▸ **Task objective**:
Set down the full listing exactly as given. Any pictures are to be left out.
# Start of Data provided
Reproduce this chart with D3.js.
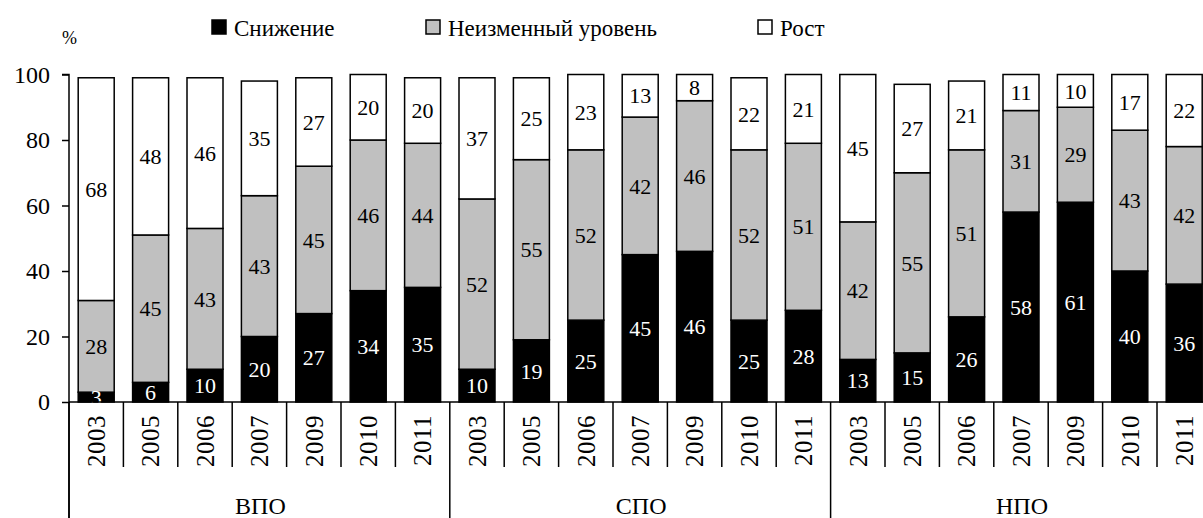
<!DOCTYPE html>
<html>
<head>
<meta charset="utf-8">
<script src="https://cdn.jsdelivr.net/npm/d3@7"></script>
<style>
  body { margin: 0; background: #fff; }
  svg text { font-family: "Liberation Serif", "DejaVu Serif", serif !important; }
</style>
</head>
<body>
<svg width="1203" height="518"></svg>
<script>
const groups = ["ВПО", "СПО", "НПО"];
const years = ["2003", "2005", "2006", "2007", "2009", "2010", "2011"];
const seriesNames = ["Снижение", "Неизменный уровень", "Рост"];
const seriesColors = ["#000000", "#c0c0c0", "#ffffff"];
const labelColors = ["#ffffff", "#000000", "#000000"];
const yTicks = [0, 20, 40, 60, 80, 100];

// values per group, in year order
const decline = [
  [3, 6, 10, 20, 27, 34, 35],
  [10, 19, 25, 45, 46, 25, 28],
  [13, 15, 26, 58, 61, 40, 36]
];
const same = [
  [28, 45, 43, 43, 45, 46, 44],
  [52, 55, 52, 42, 46, 52, 51],
  [42, 55, 51, 31, 29, 43, 42]
];
const growth = [
  [68, 48, 46, 35, 27, 20, 20],
  [37, 25, 23, 13, 8, 22, 21],
  [45, 27, 21, 11, 10, 17, 22]
];

const serif = '"Liberation Serif", "DejaVu Serif", serif';
const svg = d3.select("svg");

// flat rows for the stack
const rows = [];
groups.forEach((g, gi) => {
  years.forEach((y, yi) => {
    rows.push({
      key: g + "-" + y, group: g, year: y,
      s0: decline[gi][yi], s1: same[gi][yi], s2: growth[gi][yi]
    });
  });
});

const left = 70, step = 54.4;
const x = d3.scaleBand()
    .domain(rows.map(d => d.key))
    .range([left, left + step * rows.length])
    .padding(0);
const barW = 36;

const y = d3.scaleLinear().domain([0, 100]).range([402, 74.5]);

const stack = d3.stack().keys(["s0", "s1", "s2"]);
const layers = stack(rows);

// bars
layers.forEach((layer, li) => {
  svg.append("g")
    .selectAll("rect")
    .data(layer)
    .enter()
    .append("rect")
    .attr("x", d => x(d.data.key) + (x.bandwidth() - barW) / 2 - 1)
    .attr("y", d => y(d[1]))
    .attr("width", barW)
    .attr("height", d => y(d[0]) - y(d[1]))
    .attr("fill", seriesColors[li])
    .attr("stroke", "#000")
    .attr("stroke-width", 1.5);
});

// value labels
layers.forEach((layer, li) => {
  svg.append("g")
    .selectAll("text")
    .data(layer)
    .enter()
    .append("text")
    .attr("x", d => x(d.data.key) + x.bandwidth() / 2 - 1)
    .attr("y", d => y((d[0] + d[1]) / 2))
    .attr("dy", "0.35em")
    .attr("text-anchor", "middle")
    .attr("font-size", 22)
    .style("font-family", serif)
    .attr("fill", labelColors[li])
    .text(d => d[1] - d[0]);
});

// y axis
const yAxis = svg.append("g")
    .attr("transform", `translate(${left - 1},0)`)
    .call(d3.axisLeft(y).tickValues(yTicks).tickSize(7).tickPadding(12));
yAxis.select(".domain").attr("stroke-width", 1.5).attr("d", `M-7,${y(100)}H0V518`);
yAxis.selectAll(".tick line").attr("stroke-width", 1.5);
yAxis.selectAll(".tick text")
    .attr("font-size", 24)
    .style("font-family", serif)
    .attr("fill", "#000");

// baseline
svg.append("line")
    .attr("x1", left - 1).attr("x2", 1203)
    .attr("y1", y(0)).attr("y2", y(0))
    .attr("stroke", "#000").attr("stroke-width", 1.5);

// category separators below the axis
const bounds = d3.range(rows.length + 1);
svg.append("g")
  .selectAll("line")
  .data(bounds)
  .enter()
  .append("line")
  .attr("x1", i => left + i * step - 1)
  .attr("x2", i => left + i * step - 1)
  .attr("y1", y(0))
  .attr("y2", i => i % years.length === 0 ? 518 : 467)
  .attr("stroke", "#000")
  .attr("stroke-width", 1.5);

// year labels
svg.append("g")
  .selectAll("text")
  .data(rows)
  .enter()
  .append("text")
  .attr("transform", d => `translate(${x(d.key) + x.bandwidth() / 2 - 1},415) rotate(-90)`)
  .attr("text-anchor", "end")
  .attr("dy", "0.35em")
  .attr("font-size", 25)
  .attr("letter-spacing", 0.5)
  .style("font-family", serif)
  .text(d => d.year);

// group labels
svg.append("g")
  .selectAll("text")
  .data(groups)
  .enter()
  .append("text")
  .attr("x", (g, gi) => left + (gi + 0.5) * years.length * step)
  .attr("y", 514)
  .attr("text-anchor", "middle")
  .attr("font-size", 24)
  .style("font-family", serif)
  .text(g => g);

// percent sign
svg.append("text")
  .attr("x", 62).attr("y", 44)
  .attr("font-size", 18)
  .style("font-family", serif)
  .text("%");

// legend
const legendX = [212, 426, 758];
const legend = svg.append("g")
  .selectAll("g")
  .data(seriesNames)
  .enter()
  .append("g")
  .attr("transform", (d, i) => `translate(${legendX[i]},20)`);
legend.append("rect")
  .attr("width", 14).attr("height", 14)
  .attr("fill", (d, i) => seriesColors[i])
  .attr("stroke", "#000")
  .attr("stroke-width", 1.5);
legend.append("text")
  .attr("x", 22).attr("y", 16)
  .attr("font-size", 23)
  .style("font-family", serif)
  .text(d => d);
</script>
</body>
</html>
# End of Data provided
▸ **Exercise output**:
Reproduce this chart with D3.js.
<!DOCTYPE html>
<html>
<head>
<meta charset="utf-8">
<script src="https://cdn.jsdelivr.net/npm/d3@7"></script>
<style>
  body { margin: 0; background: #fff; }
  svg text { font-family: "Liberation Serif", "DejaVu Serif", serif !important; }
</style>
</head>
<body>
<svg width="1203" height="518"></svg>
<script>
const groups = ["ВПО", "СПО", "НПО"];
const years = ["2003", "2005", "2006", "2007", "2009", "2010", "2011"];
const seriesNames = ["Снижение", "Неизменный уровень", "Рост"];
const seriesColors = ["#000000", "#c0c0c0", "#ffffff"];
const labelColors = ["#ffffff", "#000000", "#000000"];
const yTicks = [0, 20, 40, 60, 80, 100];

// values per group, in year order
const decline = [
  [3, 6, 10, 20, 27, 34, 35],
  [10, 19, 25, 45, 46, 25, 28],
  [13, 15, 26, 58, 61, 40, 36]
];
const same = [
  [28, 45, 43, 43, 45, 46, 44],
  [52, 55, 52, 42, 46, 52, 51],
  [42, 55, 51, 31, 29, 43, 42]
];
const growth = [
  [68, 48, 46, 35, 27, 20, 20],
  [37, 25, 23, 13, 8, 22, 21],
  [45, 27, 21, 11, 10, 17, 22]
];

const serif = '"Liberation Serif", "DejaVu Serif", serif';
const svg = d3.select("svg");

// flat rows for the stack
const rows = [];
groups.forEach((g, gi) => {
  years.forEach((y, yi) => {
    rows.push({
      key: g + "-" + y, group: g, year: y,
      s0: decline[gi][yi], s1: same[gi][yi], s2: growth[gi][yi]
    });
  });
});

const left = 70, step = 54.4;
const x = d3.scaleBand()
    .domain(rows.map(d => d.key))
    .range([left, left + step * rows.length])
    .padding(0);
const barW = 36;

const y = d3.scaleLinear().domain([0, 100]).range([402, 74.5]);

const stack = d3.stack().keys(["s0", "s1", "s2"]);
const layers = stack(rows);

// bars
layers.forEach((layer, li) => {
  svg.append("g")
    .selectAll("rect")
    .data(layer)
    .enter()
    .append("rect")
    .attr("x", d => x(d.data.key) + (x.bandwidth() - barW) / 2 - 1)
    .attr("y", d => y(d[1]))
    .attr("width", barW)
    .attr("height", d => y(d[0]) - y(d[1]))
    .attr("fill", seriesColors[li])
    .attr("stroke", "#000")
    .attr("stroke-width", 1.5);
});

// value labels
layers.forEach((layer, li) => {
  svg.append("g")
    .selectAll("text")
    .data(layer)
    .enter()
    .append("text")
    .attr("x", d => x(d.data.key) + x.bandwidth() / 2 - 1)
    .attr("y", d => y((d[0] + d[1]) / 2))
    .attr("dy", "0.35em")
    .attr("text-anchor", "middle")
    .attr("font-size", 22)
    .style("font-family", serif)
    .attr("fill", labelColors[li])
    .text(d => d[1] - d[0]);
});

// y axis
const yAxis = svg.append("g")
    .attr("transform", `translate(${left - 1},0)`)
    .call(d3.axisLeft(y).tickValues(yTicks).tickSize(7).tickPadding(12));
yAxis.select(".domain").attr("stroke-width", 1.5).attr("d", `M-7,${y(100)}H0V518`);
yAxis.selectAll(".tick line").attr("stroke-width", 1.5);
yAxis.selectAll(".tick text")
    .attr("font-size", 24)
    .style("font-family", serif)
    .attr("fill", "#000");

// baseline
svg.append("line")
    .attr("x1", left - 1).attr("x2", 1203)
    .attr("y1", y(0)).attr("y2", y(0))
    .attr("stroke", "#000").attr("stroke-width", 1.5);

// category separators below the axis
const bounds = d3.range(rows.length + 1);
svg.append("g")
  .selectAll("line")
  .data(bounds)
  .enter()
  .append("line")
  .attr("x1", i => left + i * step - 1)
  .attr("x2", i => left + i * step - 1)
  .attr("y1", y(0))
  .attr("y2", i => i % years.length === 0 ? 518 : 467)
  .attr("stroke", "#000")
  .attr("stroke-width", 1.5);

// year labels
svg.append("g")
  .selectAll("text")
  .data(rows)
  .enter()
  .append("text")
  .attr("transform", d => `translate(${x(d.key) + x.bandwidth() / 2 - 1},415) rotate(-90)`)
  .attr("text-anchor", "end")
  .attr("dy", "0.35em")
  .attr("font-size", 25)
  .attr("letter-spacing", 0.5)
  .style("font-family", serif)
  .text(d => d.year);

// group labels
svg.append("g")
  .selectAll("text")
  .data(groups)
  .enter()
  .append("text")
  .attr("x", (g, gi) => left + (gi + 0.5) * years.length * step)
  .attr("y", 514)
  .attr("text-anchor", "middle")
  .attr("font-size", 24)
  .style("font-family", serif)
  .text(g => g);

// percent sign
svg.append("text")
  .attr("x", 62).attr("y", 44)
  .attr("font-size", 18)
  .style("font-family", serif)
  .text("%");

// legend
const legendX = [212, 426, 758];
const legend = svg.append("g")
  .selectAll("g")
  .data(seriesNames)
  .enter()
  .append("g")
  .attr("transform", (d, i) => `translate(${legendX[i]},20)`);
legend.append("rect")
  .attr("width", 14).attr("height", 14)
  .attr("fill", (d, i) => seriesColors[i])
  .attr("stroke", "#000")
  .attr("stroke-width", 1.5);
legend.append("text")
  .attr("x", 22).attr("y", 16)
  .attr("font-size", 23)
  .style("font-family", serif)
  .text(d => d);
</script>
</body>
</html>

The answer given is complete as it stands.